### Do this
Pictures aside, quote the whole listing exactly.

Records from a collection
-------

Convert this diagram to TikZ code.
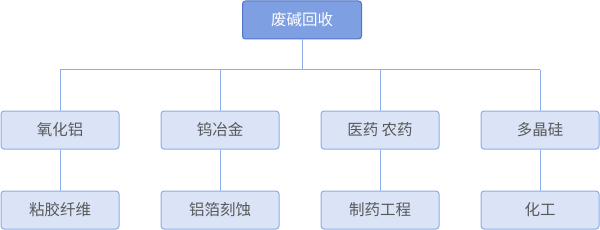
\documentclass[tikz,border=0pt]{standalone}
\usepackage{fontspec}
\setmainfont{Noto Sans CJK SC}
\usetikzlibrary{positioning}
\definecolor{topfill}{HTML}{7E9FE2}
\definecolor{topline}{HTML}{4F74C8}
\definecolor{boxfill}{HTML}{DAE4F6}
\definecolor{boxline}{HTML}{8DACE8}
\definecolor{txtgray}{HTML}{595959}
\tikzset{
  topbox/.style={draw=topline, fill=topfill, rounded corners=3pt, line width=1pt,
    minimum width=119pt, minimum height=38pt, text=white, font=\fontsize{15.5}{16}\selectfont},
  itembox/.style={draw=boxline, fill=boxfill, rounded corners=3pt, line width=1pt,
    minimum width=118pt, minimum height=38pt, text=txtgray, font=\fontsize{15.5}{16}\selectfont},
  link/.style={draw=boxline, line width=1pt}
}
\begin{document}
\begin{tikzpicture}[x=1pt,y=-1pt]
\useasboundingbox (0,0) rectangle (600,230);
\node[topbox] (root) at (302,20) {废碱回收};
\coordinate (bus) at (302,70);
\foreach \n/\x/\a/\b in {one/60/氧化铝/粘胶纤维,two/220/钨冶金/铝箔刻蚀,three/380/医药 农药/制药工程,four/540/多晶硅/化工} {
  \node[itembox] (\n) at (\x,130) {\a};
  \node[itembox] (\n low) at (\x,210) {\b};
  \draw[link] (\n) -- (\n low);
  \draw[link] (\n.north) -- (\n.north |- bus);
}
\draw[link] (one.north |- bus) -- (four.north |- bus);
\draw[link] (root) -- (bus);
\end{tikzpicture}
\end{document}
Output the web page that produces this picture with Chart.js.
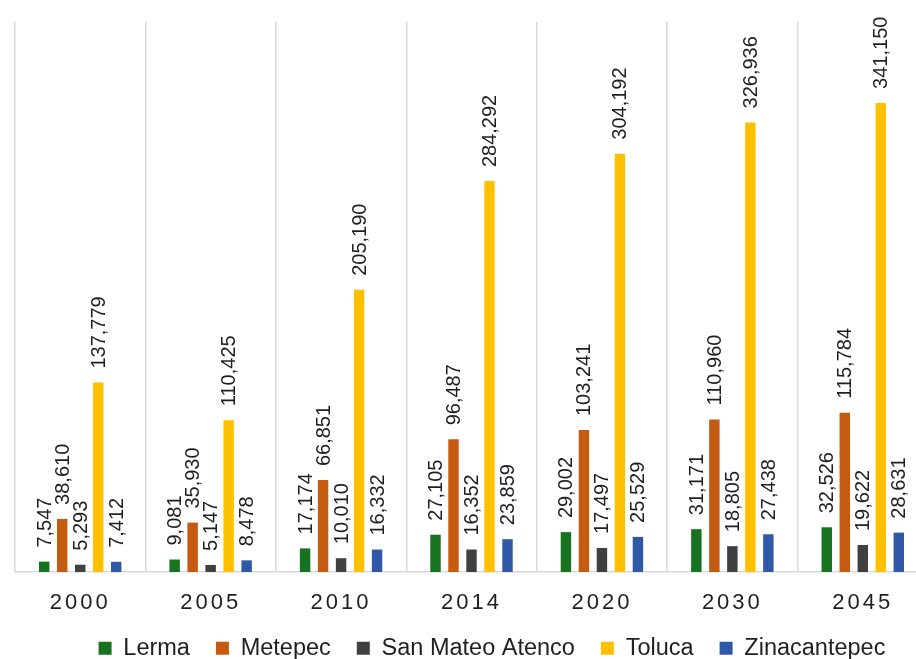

-------

### Solution to the exercise
Convert this diagram to TikZ code.
\documentclass[tikz,border=0pt]{standalone}
\usepackage{fontspec}
\setmainfont{Noto Sans CJK SC}
\usetikzlibrary{positioning}
\definecolor{topfill}{HTML}{7E9FE2}
\definecolor{topline}{HTML}{4F74C8}
\definecolor{boxfill}{HTML}{DAE4F6}
\definecolor{boxline}{HTML}{8DACE8}
\definecolor{txtgray}{HTML}{595959}
\tikzset{
  topbox/.style={draw=topline, fill=topfill, rounded corners=3pt, line width=1pt,
    minimum width=119pt, minimum height=38pt, text=white, font=\fontsize{15.5}{16}\selectfont},
  itembox/.style={draw=boxline, fill=boxfill, rounded corners=3pt, line width=1pt,
    minimum width=118pt, minimum height=38pt, text=txtgray, font=\fontsize{15.5}{16}\selectfont},
  link/.style={draw=boxline, line width=1pt}
}
\begin{document}
\begin{tikzpicture}[x=1pt,y=-1pt]
\useasboundingbox (0,0) rectangle (600,230);
\node[topbox] (root) at (302,20) {废碱回收};
\coordinate (bus) at (302,70);
\foreach \n/\x/\a/\b in {one/60/氧化铝/粘胶纤维,two/220/钨冶金/铝箔刻蚀,three/380/医药 农药/制药工程,four/540/多晶硅/化工} {
  \node[itembox] (\n) at (\x,130) {\a};
  \node[itembox] (\n low) at (\x,210) {\b};
  \draw[link] (\n) -- (\n low);
  \draw[link] (\n.north) -- (\n.north |- bus);
}
\draw[link] (one.north |- bus) -- (four.north |- bus);
\draw[link] (root) -- (bus);
\end{tikzpicture}
\end{document}
Output the web page that produces this picture with Chart.js.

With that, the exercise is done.